Modeling of Porous Catalyst Pellets: Comparison of Diffusion Flux Models for Steam Methane Reforming

P. L. Mills [1], L. Olabanji [1], A. Nagaraj [1], A. Nanduri [1],
[1] Department of Chemical and Natural Gas Engineering, Texas A&M University - Kingsville, Kingsville, TX, USA
发布日期 2015

Introduction Steam reforming of natural gas has been the most common method for producing synthesis gas (CO + H2) for the production of H2, MeOH and NH3 for over half a century [1]. Production of H2 in the USA using steam methane reforming (SMR) is ca. 9 MM tons/yr. Global production of NH3 using H2 derived from SMR was ca. 109 MM/yr in 2004. In the chemical industry, the SMR process is carried out in tubular furnaces where a Ni-supported catalyst is placed in tubes that are typically made from Ni-Cr alloys. The primary reactions that occur include methane reforming, water-gas-shift, and the methanation reactions.
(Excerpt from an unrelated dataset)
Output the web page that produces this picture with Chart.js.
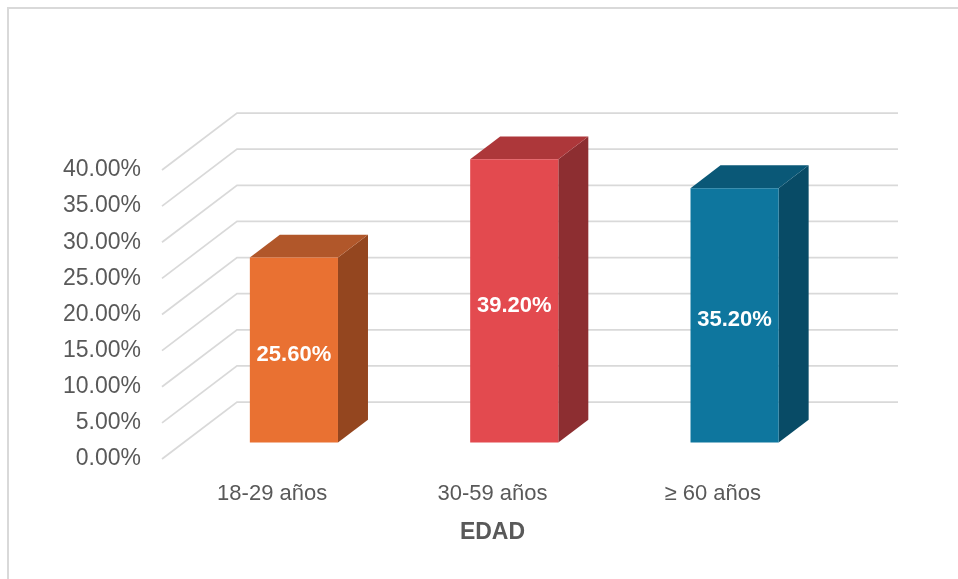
<!DOCTYPE html>
<html>
<head>
<meta charset="utf-8">
<script src="https://cdn.jsdelivr.net/npm/chart.js@4.4.1/dist/chart.umd.min.js"></script>
<style>
  html, body { margin: 0; padding: 0; background: #fff; }
  #wrap { width: 958px; height: 579px; }
</style>
</head>
<body>
<div id="wrap"><canvas id="edadChart" width="958" height="579"></canvas></div>
<script>
// data
const categories = ['18-29 años', '30-59 años', '≥ 60 años'];
const percentages = [25.6, 39.2, 35.2];
const yMin = 0;
const yMax = 40;
const yStep = 5;

// face colours for each bar
const frontColors = ['#E97132', '#E34A4F', '#0E769E'];
const topColors = ['#B1572A', '#AD373A', '#0A5877'];
const sideColors = ['#94461F', '#8D2E31', '#084B66'];

// oblique depth of the floor, and where the bars sit inside it
const DEPTH_X = 75;
const DEPTH_Y = 57;
const BAR_FRONT = 0.29;
const BAR_DEPTH = 0.4;

const FONT = "'Liberation Sans', Arial, sans-serif";
const TEXT = '#595959';

function fillPoly(ctx, pts, color) {
    ctx.beginPath();
    ctx.moveTo(pts[0][0], pts[0][1]);
    for (let i = 1; i < pts.length; i++) ctx.lineTo(pts[i][0], pts[i][1]);
    ctx.closePath();
    ctx.fillStyle = color;
    ctx.fill();
}

const threeD = {
    id: 'threeD',
    beforeDraw(chart) {
        const { ctx, width, height } = chart;
        ctx.save();
        ctx.fillStyle = '#fff';
        ctx.fillRect(0, 0, width, height);
        ctx.strokeStyle = '#D9D9D9';
        ctx.lineWidth = 2;
        ctx.strokeRect(8, 8, width, height);
        ctx.restore();
    },
    beforeDatasetsDraw(chart) {
        // side wall + back wall gridlines
        const { ctx, chartArea } = chart;
        const y = chart.scales.y;
        ctx.save();
        ctx.strokeStyle = '#D9D9D9';
        ctx.lineWidth = 1.75;
        y.ticks.forEach(t => {
            const py = y.getPixelForValue(t.value);
            ctx.beginPath();
            ctx.moveTo(chartArea.left, py);
            ctx.lineTo(chartArea.left + DEPTH_X, py - DEPTH_Y);
            ctx.lineTo(chartArea.right + DEPTH_X, py - DEPTH_Y);
            ctx.stroke();
        });
        ctx.restore();
    },
    afterDatasetsDraw(chart) {
        const { ctx } = chart;
        const meta = chart.getDatasetMeta(0);
        const ox = DEPTH_X * BAR_FRONT, oy = DEPTH_Y * BAR_FRONT;
        const dx = DEPTH_X * BAR_DEPTH, dy = DEPTH_Y * BAR_DEPTH;
        ctx.save();
        meta.data.forEach((bar, i) => {
            const p = bar.getProps(['x', 'y', 'base', 'width'], true);
            const l = p.x - p.width / 2 + ox;
            const r = p.x + p.width / 2 + ox;
            const t = p.y - oy;
            const b = p.base - oy;
            fillPoly(ctx, [[r, t], [r + dx, t - dy], [r + dx, b - dy], [r, b]], sideColors[i]);
            fillPoly(ctx, [[l, t], [l + dx, t - dy], [r + dx, t - dy], [r, t]], topColors[i]);
            fillPoly(ctx, [[l, t], [r, t], [r, b], [l, b]], frontColors[i]);

            // value label in the middle of the front face
            ctx.fillStyle = '#fff';
            ctx.font = 'bold 22px ' + FONT;
            ctx.textAlign = 'center';
            ctx.textBaseline = 'middle';
            ctx.fillText(percentages[i].toFixed(2) + '%', (l + r) / 2, (t + b) / 2 + 5);
        });
        ctx.restore();
    }
};

const ctx = document.getElementById('edadChart').getContext('2d');
const edadChart = new Chart(ctx, {
    type: 'bar',
    data: {
        labels: categories,
        datasets: [{
            label: 'EDAD',
            data: percentages,
            backgroundColor: 'rgba(0,0,0,0)',
            borderWidth: 0,
            categoryPercentage: 1,
            barPercentage: 0.4
        }]
    },
    options: {
        responsive: false,
        animation: false,
        devicePixelRatio: 1,
        events: [],
        layout: {
            padding: { top: 170, right: 135, bottom: 0, left: 0 }
        },
        plugins: {
            legend: { display: false },
            tooltip: { enabled: false }
        },
        scales: {
            x: {
                grid: { display: false, drawTicks: false },
                border: { display: false },
                ticks: {
                    color: TEXT,
                    font: { family: FONT, size: 22 },
                    padding: 22
                },
                title: {
                    display: true,
                    text: 'EDAD',
                    color: TEXT,
                    font: { family: FONT, size: 23, weight: 'bold' },
                    padding: { top: 0, bottom: 33 }
                },
                afterFit: s => { s.height = 120; }
            },
            y: {
                min: yMin,
                max: yMax,
                grid: { display: false, drawTicks: false },
                border: { display: false },
                ticks: {
                    stepSize: yStep,
                    color: TEXT,
                    font: { family: FONT, size: 23 },
                    padding: 21,
                    callback: v => v.toFixed(2) + '%'
                },
                afterFit: s => { s.width = 162; }
            }
        }
    },
    plugins: [threeD]
});
</script>
</body>
</html>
CH4 + H2O ⇌ CO + 3H2 ΔH298 = 206.2 kJ/mol CO + H2O ⇌ CO2 + H2 ΔH298 = -41.5 kJ/mol CH4 + 2H2O ⇌ CO2 + 4H2 ΔH298 = 164.7 kJ/mol

The catalyst pellets can vary in both size and geometry, and the compositions is usually Ni-on-Al2O3 [1, 4]. Some typical catalyst shapes are illustrated in Figure 1. Comparison of diffusion flux models to describe species transport-kinetic interactions for SMR has been reported only for a spherical catalyst shape[2]. Dixon and coworkers [5] employed CFD to compare the effect of various catalyst geometries on heat transfer, pressure drop and methane conversion. However, a detailed performance comparison for various catalyst shapes using different flux models has not been examined.
The primary objective of this study is to describe a general modeling framework for various catalyst shapes using different diffusion flux models. Use of Comsol Multiphysics A 1D steady state model for a spherical catalyst shape is developed in COMSOL Multiphysics® software using Transport of Dilute Species and Heat conduction interfaces. The transport-kinetics interactions in the porous catalyst are analysed using various diffusion flux models such as Wilke, Wilke-Bosanquet, Stefan-Maxwell, and Dusty gas models. The kinetic equations from Xu and Froment are used to describe the reaction rates [3].
The steady state results using the various diffusion flux models are shown (Figure 2). The species mole fractions obtained using both the mass and mole formulations of the pellet model will be compared for each catalyst shape and for various diffusion flux models.